Pertussis vaccination rates in pregnancy vary broadly across the European continent, according to the May ECDC report. In Spain, around 88% of pregnant people were vaccinated against pertussis in 2023. In the Czech Republic, where the population has seen a sharp spike in pertussis cases, only 1.6% had received the shot that same year.
In the UK, uptake among pregnant people has declined over the course of the past decade, from around 70% in 2016 to around 60% in 2023.
COVID's role
On top of that, the spike might be at least partially due to what health officials refer to as a drop in population-wide immunity since the COVID-19 pandemic. With the strict protocols adopted during the pandemic to ward off SARS-CoV-2 — mask-wearing, handwashing, less mixing in public places — flu and strep cases reached historic lows.
Since the pandemic ended, cases have been rising again. But Hunter says that can't fully explain the dramatic spike in whooping cough.
That's because whooping cough wasn't present in the population at high levels before the pandemic. It was there, but it was rare. Not like the flu. And flu cases have maybe doubled in the years since the pandemic, Hunter said — they haven't risen tenfold, as we're seeing with whooping cough.
Pertussis vaccine
The third likely complicating factor could be the whooping cough vaccines themselves, experts say.
The first pertussis vaccine was introduced in the mid-20th century in developed countries like the US, Canada and parts of Europe. Although it was very effective, it was associated with negative side effects.

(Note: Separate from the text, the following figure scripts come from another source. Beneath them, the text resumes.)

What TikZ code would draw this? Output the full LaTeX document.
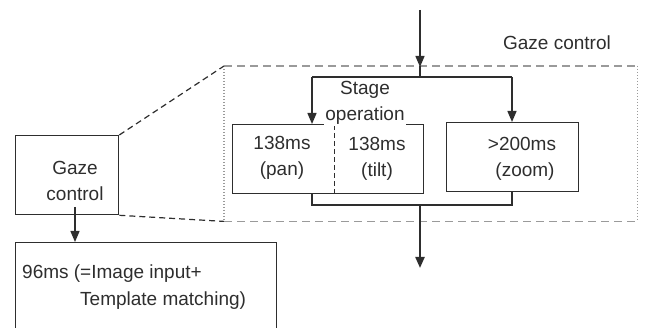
\documentclass[tikz,border=0pt]{standalone}
\usepackage{fontspec}
\setmainfont{Liberation Sans}
\usetikzlibrary{arrows.meta,calc}
\definecolor{ink}{HTML}{2E2E2E}
\definecolor{zoneline}{HTML}{9A9A9A}
\begin{document}
\begin{tikzpicture}[x=1pt,y=-1pt,
  every node/.style={font=\fontsize{19}{26}\selectfont, text=ink, inner sep=0pt},
  box/.style={draw=ink, line width=1.3pt, anchor=north west},
  flow/.style={draw=ink, line width=1.4pt},
  tip/.style={-{Triangle[length=11pt,width=9pt]}},
  proj/.style={draw=ink, line width=1.2pt, dash pattern=on 6pt off 4pt},
  zonedash/.style={draw=zoneline, line width=1.5pt, dash pattern=on 8pt off 5pt},
  zonedot/.style={draw=zoneline, line width=1.5pt, dash pattern=on 1.5pt off 1.5pt}]
\useasboundingbox (0,0) rectangle (645,328);

% left: overview boxes
\node[box, minimum width=103pt, minimum height=79pt] (gaze) at (15,135) {};
\node[align=center] (gazetxt) at (75,181) {Gaze\\control};
\node[box, minimum width=261pt, minimum height=90pt] (proc) at (15,242) {};
\node[anchor=base west] (proc1) at (22,279) {96ms (=Image input+};
\node[anchor=base west] (proc2) at (80,306) {Template matching)};

% right: detail region
\node[anchor=north west, minimum width=413pt, minimum height=155pt] (zone) at (224,66) {};
\draw[zonedash] (zone.north west) -- (zone.north east);
\draw[zonedash] (zone.south west) -- (zone.south east);
\draw[zonedot] (zone.north west) -- (zone.south west);
\draw[zonedot] (zone.north east) -- (zone.south east);
\node (zonetitle) at (557,43) {Gaze control};

% projection from the overview box to the detail region
\draw[proj] (gaze.north east) -- (zone.north west);
\draw[proj] (gaze.south east) -- (zone.south west);

% stage boxes
\node[box, minimum width=191pt, minimum height=69pt] (pt) at (232,124) {};
\node[box, minimum width=132pt, minimum height=69pt] (zm) at (446,122) {};
\coordinate (split) at (334,117);
\draw[draw=ink, line width=1pt, dash pattern=on 5pt off 3pt] (split) -- (split |- pt.south);
\node[align=center] (pan) at (282,158) {138ms\\(pan)};
\node[align=center] (tilt) at (377,159) {138ms\\(tilt)};
\node[align=center] (zoomtxt) at (525,159) {\hspace*{-6pt}>200ms\\(zoom)};
\node[align=center, fill=white, inner sep=1pt] (stage) at (365,103) {Stage\\operation};

% flow lines
\coordinate (in) at (420,10);
\coordinate (split top) at (420,77);
\coordinate (lbar) at (312,77);
\coordinate (rbar) at (512,77);
\coordinate (join) at (420,205);
\coordinate (lbot) at (312,205);
\coordinate (rbot) at (512,205);
\coordinate (out) at (420,268);
\draw[flow, tip] (in) -- (420,67);
\draw[flow] (420,66) -- (split top);
\draw[flow] (lbar) -- (rbar);
\draw[flow, tip] (lbar) -- (lbar |- pt.north);
\draw[flow, tip] (rbar) -- (rbar |- zm.north);
\draw[flow] (lbot |- pt.south) -- (lbot) -- (rbot) -- (rbot |- zm.south);
\draw[flow, line width=2.2pt, tip] (join) -- (out);

% overview arrow
\coordinate (gout) at (75,207);
\draw[flow, tip] (gout) -- (gout |- proc.north);
\end{tikzpicture}
\end{document}
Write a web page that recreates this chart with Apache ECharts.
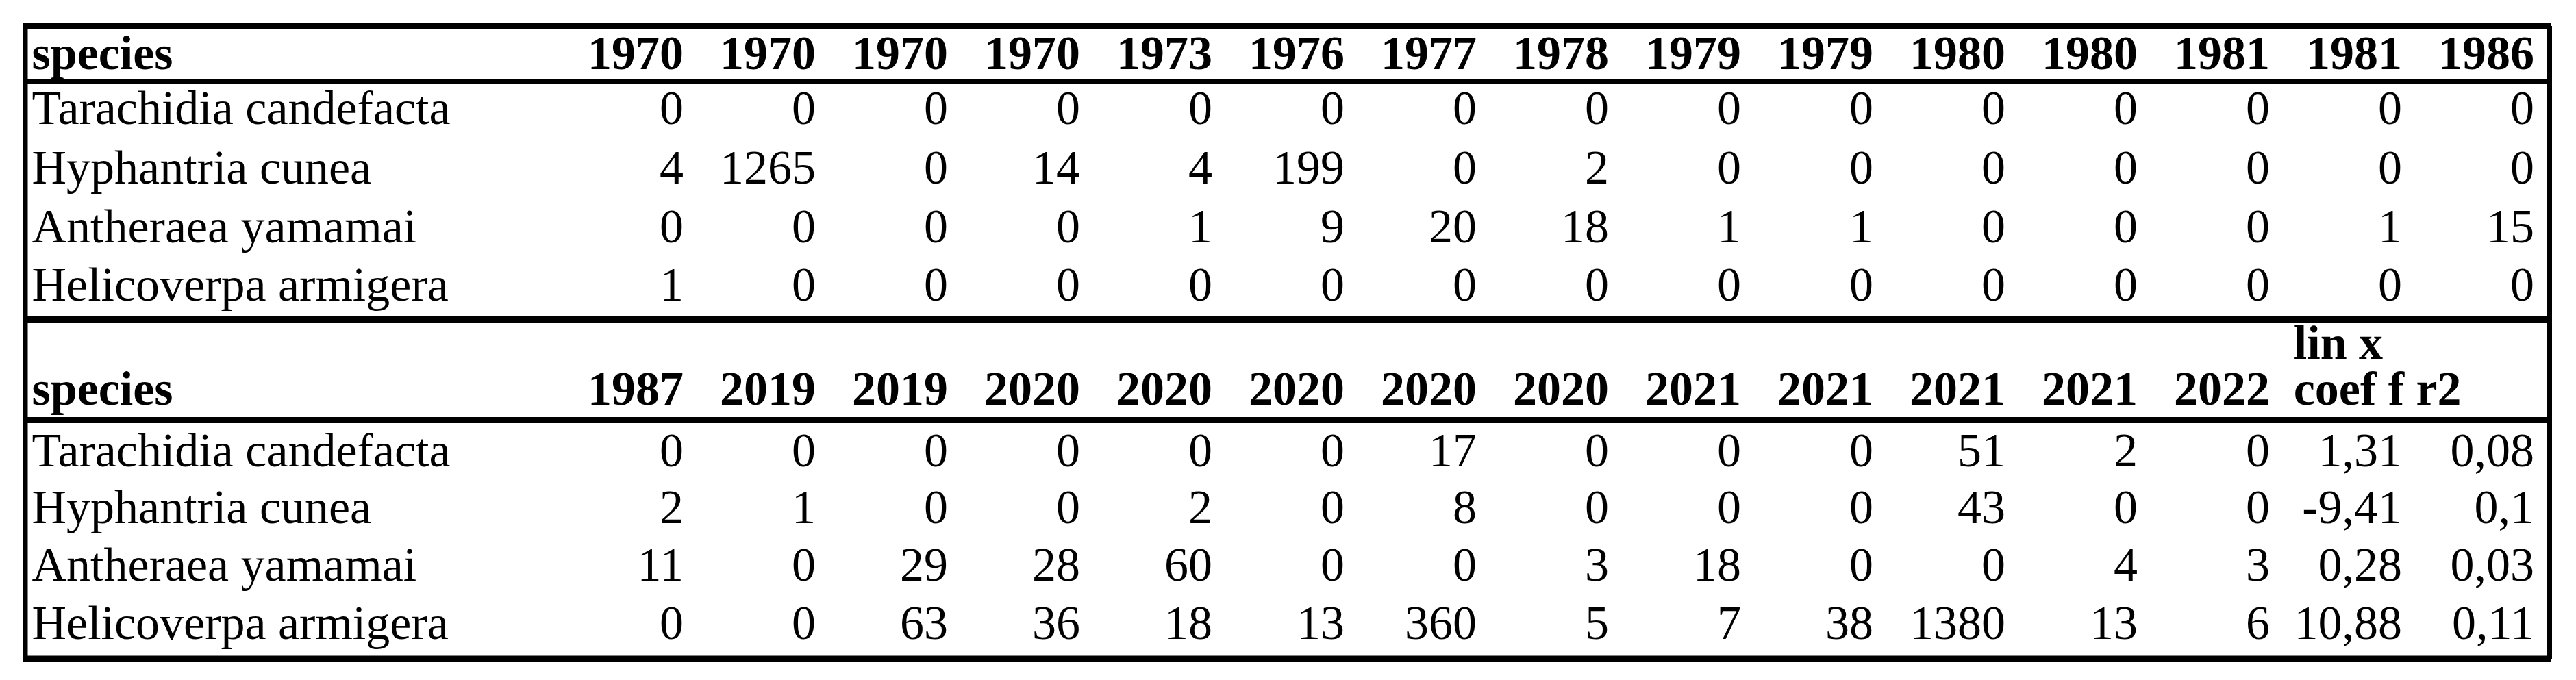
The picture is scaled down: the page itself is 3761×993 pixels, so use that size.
<!DOCTYPE html>
<html>
<head>
<meta charset="utf-8">
<script src="https://cdn.jsdelivr.net/npm/echarts@6/dist/echarts.min.js"></script>
<style>html,body{margin:0;padding:0;background:#fff}#main{width:3761px;height:993px}</style>
</head>
<body>
<div id="main"></div>
<script>
var species = ['Tarachidia candefacta', 'Hyphantria cunea', 'Antheraea yamamai', 'Helicoverpa armigera'];
var years1 = ['1970', '1970', '1970', '1970', '1973', '1976', '1977', '1978', '1979', '1979', '1980', '1980', '1981', '1981', '1986'];
var years2 = ['1987', '2019', '2019', '2020', '2020', '2020', '2020', '2020', '2021', '2021', '2021', '2021', '2022'];
var values1 = [
    [0, 0, 0, 0, 0, 0, 0, 0, 0, 0, 0, 0, 0, 0, 0],
    [4, 1265, 0, 14, 4, 199, 0, 2, 0, 0, 0, 0, 0, 0, 0],
    [0, 0, 0, 0, 1, 9, 20, 18, 1, 1, 0, 0, 0, 1, 15],
    [1, 0, 0, 0, 0, 0, 0, 0, 0, 0, 0, 0, 0, 0, 0]
];
var values2 = [
    [0, 0, 0, 0, 0, 0, 17, 0, 0, 0, 51, 2, 0],
    [2, 1, 0, 0, 2, 0, 8, 0, 0, 0, 43, 0, 0],
    [11, 0, 29, 28, 60, 0, 0, 3, 18, 0, 0, 4, 3],
    [0, 0, 63, 36, 18, 13, 360, 5, 7, 38, 1380, 13, 6]
];
var linCoef = ['1,31', '-9,41', '0,28', '10,88'];
var r2 = ['0,08', '0,1', '0,03', '0,11'];

// layout: vertical centres of the rows (pixels), column index -> right edge on x axis
var rowY1 = [160, 247, 333, 418];
var rowY2 = [660, 743, 827, 912];
var head1Y = 80, head2Y = 570, head2TopY = 503;
var nameCol = -4.93;

var cells = [];
function cell(x, y, text, bold, align) { cells.push([x, y, String(text), bold ? 1 : 0, align]); }
cell(nameCol, head1Y, 'species', true, 'left');
years1.forEach(function (y, i) { cell(i, head1Y, y, true, 'right'); });
species.forEach(function (s, r) {
    cell(nameCol, rowY1[r], s, false, 'left');
    values1[r].forEach(function (v, i) { cell(i, rowY1[r], v, false, 'right'); });
});
cell(nameCol, head2Y, 'species', true, 'left');
years2.forEach(function (y, i) { cell(i, head2Y, y, true, 'right'); });
cell(12.18, head2TopY, 'lin x', true, 'left');
cell(12.18, head2Y, 'coef f r2', true, 'left');
species.forEach(function (s, r) {
    cell(nameCol, rowY2[r], s, false, 'left');
    values2[r].forEach(function (v, i) { cell(i, rowY2[r], v, false, 'right'); });
    cell(13, rowY2[r], linCoef[r], false, 'right');
    cell(14, rowY2[r], r2[r], false, 'right');
});

var myChart = echarts.init(document.getElementById('main'));
var L = 37, R = 3722, T = 38, B = 962;
function hline(y, w) {
    return {type: 'line', shape: {x1: L - 3, y1: y, x2: R + 3, y2: y}, style: {stroke: '#000', lineWidth: w}};
}
myChart.setOption({
    backgroundColor: '#fff',
    animation: false,
    grid: {left: 0, right: 0, top: 0, bottom: 0},
    xAxis: {type: 'value', min: -998 / 193, max: (3761 - 998) / 193, show: false},
    yAxis: {type: 'value', min: 0, max: 993, inverse: true, show: false},
    graphic: [
        hline(T, 8), hline(119, 8), hline(467, 10), hline(613, 8), hline(B, 9),
        {type: 'line', shape: {x1: L, y1: T, x2: L, y2: B}, style: {stroke: '#000', lineWidth: 7}},
        {type: 'line', shape: {x1: R, y1: T, x2: R, y2: B}, style: {stroke: '#000', lineWidth: 8}}
    ],
    series: [{
        type: 'custom',
        data: cells,
        renderItem: function (params, api) {
            var c = cells[params.dataIndex];
            var p = api.coord([c[0], c[1]]);
            return {
                type: 'text',
                style: {
                    text: c[2], x: p[0], y: p[1] + 3,
                    font: (c[3] ? 'bold ' : '') + '70px "Liberation Serif"',
                    fill: '#000', align: c[4], verticalAlign: 'middle'
                }
            };
        }
    }]
});
</script>
</body>
</html>
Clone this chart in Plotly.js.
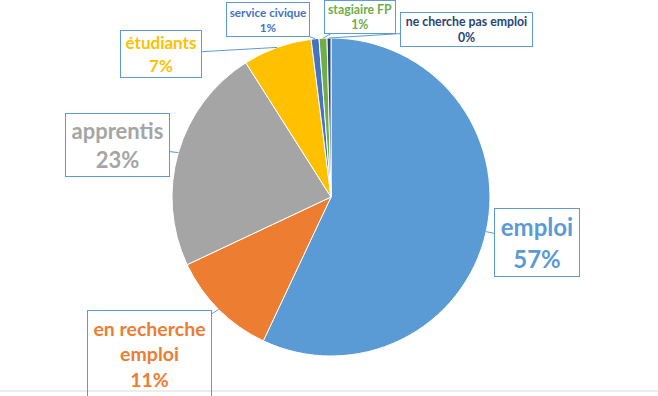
<!DOCTYPE html>
<html>
<head>
<meta charset="utf-8">
<script src="https://cdn.plot.ly/plotly-3.0.1.min.js"></script>
<style>html,body{margin:0;padding:0;background:#fff;}#chart{width:658px;height:396px;}</style>
</head>
<body>
<div id="chart"></div>
<script>
// Data
const categories = ["emploi", "en recherche emploi", "apprentis", "étudiants", "service civique", "stagiaire FP", "ne cherche pas emploi"];
const values = [57, 11, 23, 7, 0.8, 0.8, 0.4];
const sliceColors = ["#5B9BD5", "#ED7D31", "#A5A5A5", "#FFC000", "#4472C4", "#70AD47", "#264478"];
const labelLines = [["emploi"], ["en recherche", "emploi"], ["apprentis"], ["étudiants"], ["service civique"], ["stagiaire FP"], ["ne cherche pas emploi"]];

// Layout (pixel geometry)
const W = 658, H = 396;
const cx = 331, cy = 197, R = 159;
// callout boxes: centre x, centre y, width, height, font size
const boxes = [
  {x: 537, y: 242, w: 86, h: 69, fs: 24},
  {x: 149.5, y: 354, w: 125, h: 88, fs: 19.5},
  {x: 117.5, y: 145, w: 105, h: 64, fs: 22},
  {x: 161, y: 54, w: 82, h: 48, fs: 17},
  {x: 268, y: 19.5, w: 84, h: 35, fs: 11.7},
  {x: 360, y: 17, w: 72, h: 34, fs: 12.3},
  {x: 466.5, y: 29.5, w: 133, h: 35, fs: 12.3}
];

const total = values.reduce((a, b) => a + b, 0);
let cum = 0;
const annotations = values.map((v, i) => {
  const mid = (cum + v / 2) / total;
  cum += v;
  const th = mid * 2 * Math.PI;
  const tx = cx + R * Math.sin(th);
  const ty = cy - R * Math.cos(th);
  const b = boxes[i];
  const pct = Math.round(v / total * 100) + "%";
  const txt = labelLines[i].concat([pct]).map(s => "<b>" + s + "</b>").join("<br>");
  return {
    xref: "paper", yref: "paper",
    x: tx / W, y: 1 - ty / H,
    ax: b.x - tx, ay: b.y - ty,
    axref: "pixel", ayref: "pixel",
    text: txt,
    showarrow: true, arrowhead: 0, arrowwidth: 1, arrowcolor: "#5B9BD5", standoff: 0,
    width: b.w - 2, height: b.h - 2,
    borderpad: 0, borderwidth: 1, bordercolor: "#5B9BD5",
    bgcolor: "rgba(255,255,255,0)",
    align: "center", valign: "middle",
    font: {family: "Lato, 'Open Sans', sans-serif", size: b.fs, color: sliceColors[i]}
  };
});

const trace = {
  type: "pie",
  labels: categories,
  values: values,
  sort: false,
  direction: "clockwise",
  rotation: 0,
  textinfo: "none",
  hoverinfo: "label+percent",
  marker: {colors: sliceColors, line: {color: "#ffffff", width: 1}},
  domain: {x: [(cx - R) / W, (cx + R) / W], y: [1 - (cy + R) / H, 1 - (cy - R) / H]},
  showlegend: false
};

const layout = {
  width: W, height: H,
  margin: {l: 0, r: 0, t: 0, b: 0},
  paper_bgcolor: "#ffffff",
  showlegend: false,
  annotations: annotations,
  shapes: [{type: "line", xref: "paper", yref: "paper", x0: 0, x1: 1, y0: 1 - 391 / H, y1: 1 - 391 / H, line: {color: "#d9d9d9", width: 1}}]
};

Plotly.newPlot("chart", [trace], layout, {displayModeBar: false, staticPlot: true});
</script>
</body>
</html>
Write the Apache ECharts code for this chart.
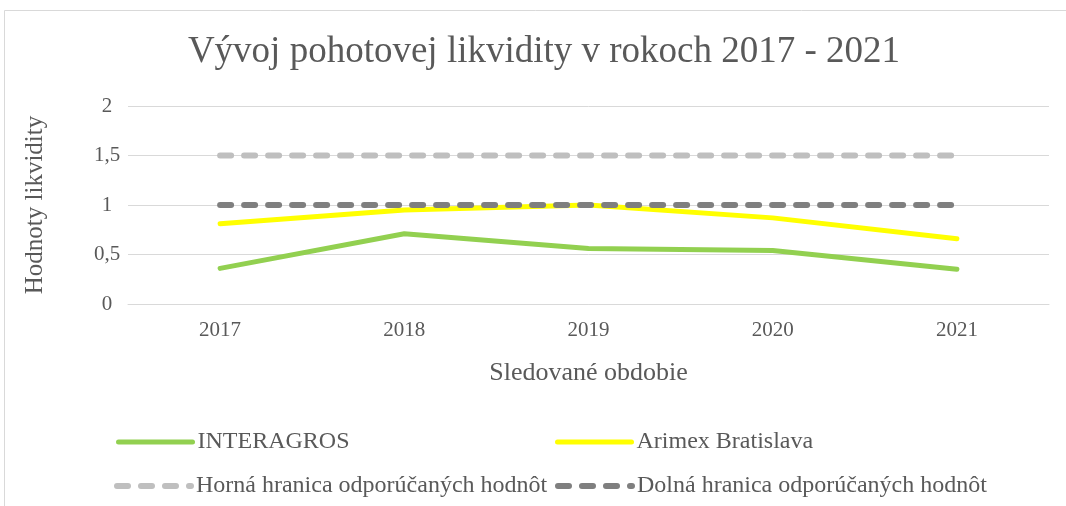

The sharp drop in uptake that subsequently caused led to outbreaks in the 1970s and 80s.
During the late 1990s and early 2000s, countries began introducing a second- generation pertussis vaccine.
This new iteration was an acellular, rather than a whole-cell, shot. Although it did not lead to the side effects associated with the first vaccine, it was slightly less effective, conferring immunity for a shorter period of time.
Where to go from here
The rise in cases presents difficult questions to doctors working on whooping cough, Andrew Preston, a professor and whooping cough expert at the University of Bath in the UK, told DW.
Boosters may be an option to lower spread, he said, but "it's not entirely clear how often you can boost without losing effectiveness."
"Or are we happy with the situation whereby as long as we can stop babies from becoming really ill, and dying, is that good enough, and everyone else just has to cope with some chronic cough once in a while?"
There are new pertussis vaccines out there, Preston said, some which could transfer "far superior" immunity compared with the two vaccines available now.
But he said these shots would be tricky to introduce into the current vaccine schedule. The pertussis vaccine is combined with five other vaccines in a single shot in the UK and most of Europe, so introducing a new one would require a restructuring of that combination vaccine.
"You'd have to reformulate all those other vaccines, and that's just a monstrous task," said Preston.